People, good memories, things we learn, wonderful things we've seen, those things from the past are a part of us, the little pieces that make up our souls.
It's the worrisome things that we need to leave behind.
I was cleaning out a 4th bedroom, one I had turned into a closet/storage room years ago. In it there are clothes, teaching clothes, church clothes, everyday clothes, all mine . . . and my mother's. Boxes line the walls, my school stuff, art stuff, books of all kinds = history, art, sewing, landscaping, macrame, boxes of shoes, purses, scarves, afghans, all mine . . . and my mother's. Sympathy cards, notes, newspaper clippings, all from when I lost my grandfather (1950 - even at that age, I made scrapbooks of everything I could find pertaining to him, still have them), those of Ninna's 1978, same thing, and my mother's 1995. Yet I don't need to look at any of it, it's already stored in my mind, my soul, so why keep it all? I don't need to look back and dwell on it, all of those people are a part of who I am, so just toss it away and keep only what I truly need. Same thing with bad events, harsh words, heartbreaking losses, toss them away and keep only what you need, what you learned from them. All these words I tell myself every day, and as the days pass, and as I toss, my heart feels just a little bit lighter.

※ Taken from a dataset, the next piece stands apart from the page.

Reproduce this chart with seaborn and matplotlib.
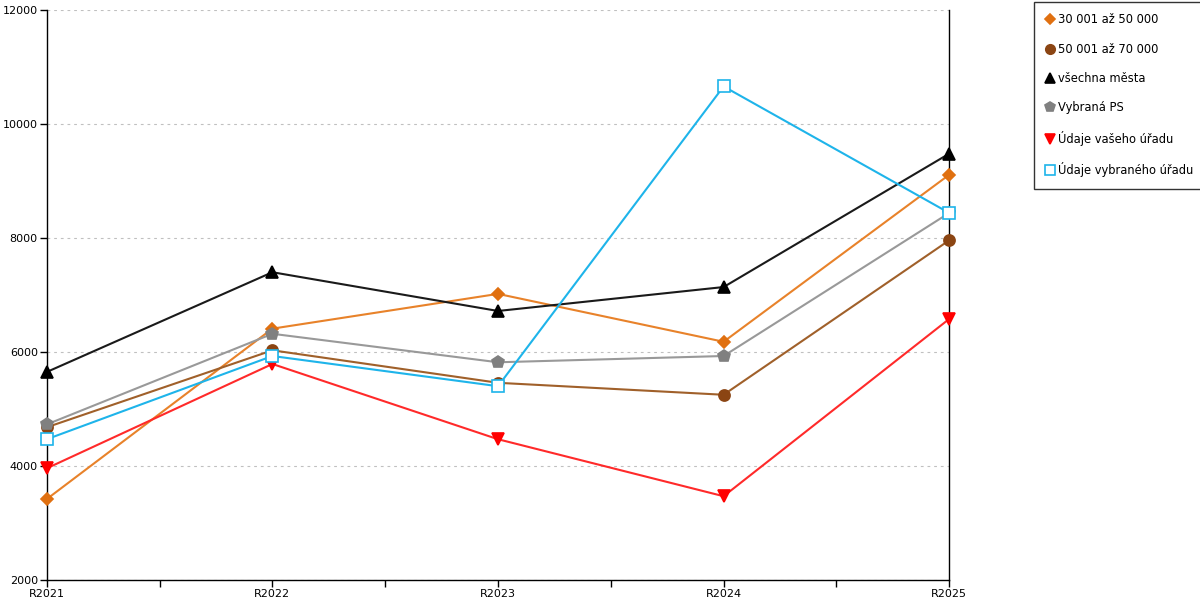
import pandas as pd
import numpy as np
import matplotlib
matplotlib.use("Agg")
import matplotlib.pyplot as plt
from matplotlib.lines import Line2D
from matplotlib.ticker import MultipleLocator
import seaborn as sns

# data
years = ["R2021", "R2022", "R2023", "R2024", "R2025"]
s_30_50 = [3420, 6410, 7020, 6180, 9110]
s_50_70 = [4680, 6030, 5460, 5250, 7960]
s_vsechna = [5650, 7400, 6720, 7140, 9480]
s_ps = [4730, 6320, 5820, 5930, 8440]
s_vas = [3960, 5790, 4470, 3470, 6580]
s_vybrany = [4470, 5930, 5400, 10660, 8440]

series_names = ["30 001 až 50 000", "50 001 až 70 000", "všechna města",
                "Vybraná PS", "Údaje vašeho úřadu", "Údaje vybraného úřadu"]
series_values = [s_30_50, s_50_70, s_vsechna, s_ps, s_vas, s_vybrany]

# style per series: line colour, marker, marker face, marker edge, size
styles = [
    ("#E8822A", "D", "#E07010", "#E07010", 6),
    ("#A0602A", "o", "#8B4513", "#8B4513", 8),
    ("#1A1A1A", "^", "#000000", "#000000", 8),
    ("#999999", "p", "#808080", "#808080", 9),
    ("#FF2A2A", "v", "#FF0000", "#FF0000", 8),
    ("#1EB4EA", "s", "white", "#1EB4EA", 8),
]

sns.set_theme(style="white")
plt.rcParams['font.family'] = ['DejaVu Sans']
plt.rcParams['text.color'] = 'black'

fig = plt.figure(figsize=(12, 6), dpi=100)
ax = fig.add_axes([0.039, 0.0333, 0.752, 0.95])

handles = []
for name, vals, (lc, mk, mfc, mec, ms) in zip(series_names, series_values, styles):
    df = pd.DataFrame({"rok": years, "hodnota": vals})
    sns.lineplot(data=df, x="rok", y="hodnota", ax=ax, color=lc, linewidth=1.5,
                 marker=mk, markersize=ms, markerfacecolor=mfc,
                 markeredgecolor=mec, markeredgewidth=1.2, sort=False,
                 clip_on=False, zorder=3)
    handles.append(Line2D([], [], linestyle="none", marker=mk, markersize=ms,
                          markerfacecolor=mfc, markeredgecolor=mec,
                          markeredgewidth=1.2, label=name))

ax.set_xlim(0, 4)
ax.set_ylim(2000, 12000)
ax.set_yticks(np.arange(2000, 12001, 2000))
ax.xaxis.set_minor_locator(MultipleLocator(0.5))
ax.set_xlabel("")
ax.set_ylabel("")

ax.grid(axis="y", color="#C0C0C0", linestyle=(0, (2.5, 3.5)), linewidth=0.8)
ax.set_axisbelow(True)

for side in ["left", "bottom", "right"]:
    ax.spines[side].set_color("black")
    ax.spines[side].set_linewidth(1)
ax.spines["top"].set_visible(False)

ax.tick_params(axis="both", which="both", direction="out", length=5,
               width=1, color="black", labelsize=8, colors="black", pad=1.5)
ax.tick_params(axis="x", bottom=True, which="both")
ax.tick_params(axis="y", left=True)

leg = fig.legend(handles=handles, loc="upper left", bbox_to_anchor=(0.862, 0.997),
                 fontsize=8.3, frameon=True, fancybox=False, edgecolor="black",
                 labelspacing=1.42, handlelength=0.7, handletextpad=0.35,
                 borderpad=1.0, borderaxespad=0, markerscale=0.85)
leg.get_frame().set_linewidth(1)
for t in leg.get_texts():
    t.set_color("black")

fig.savefig("out.png", dpi=100, facecolor="white")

If I've learned one thing in all these 72 years, it's to hold on to only what really matters and to let go of all the rest. Seems like the sun's even a little brighter every new morning when I wake up.
But why is it I find it so hard to let go? Mom has been gone since 1987 -27 years - and yet I hold on and hold on. It seems every time we have had a move, I feel like I lost a part of her. And I'm just amazed at how much it still hurts.
Zany's right, and I'll bet you don't need those 'things', Barb, you think of her anyway even without those things. You don't need a reminder to remember your mother, she's already a part of your heart and soul.
Of course, you are right Sharon, and I do believe that. I have things similar to what you have also - handwork that she did, her sewing bucket, her knitting needles, and other small things like that. One of my sons has her dining set and our daughter has a table and dough bowl that were my grandmothers. We were very close, Mom and I, and I think maybe that is what I miss so much. My daughter is a product of this generation and is "quite busy" all the time and we seldom get to just sit and talk. I guess I thought we would have the same relationship as I had with my Mom...not to be.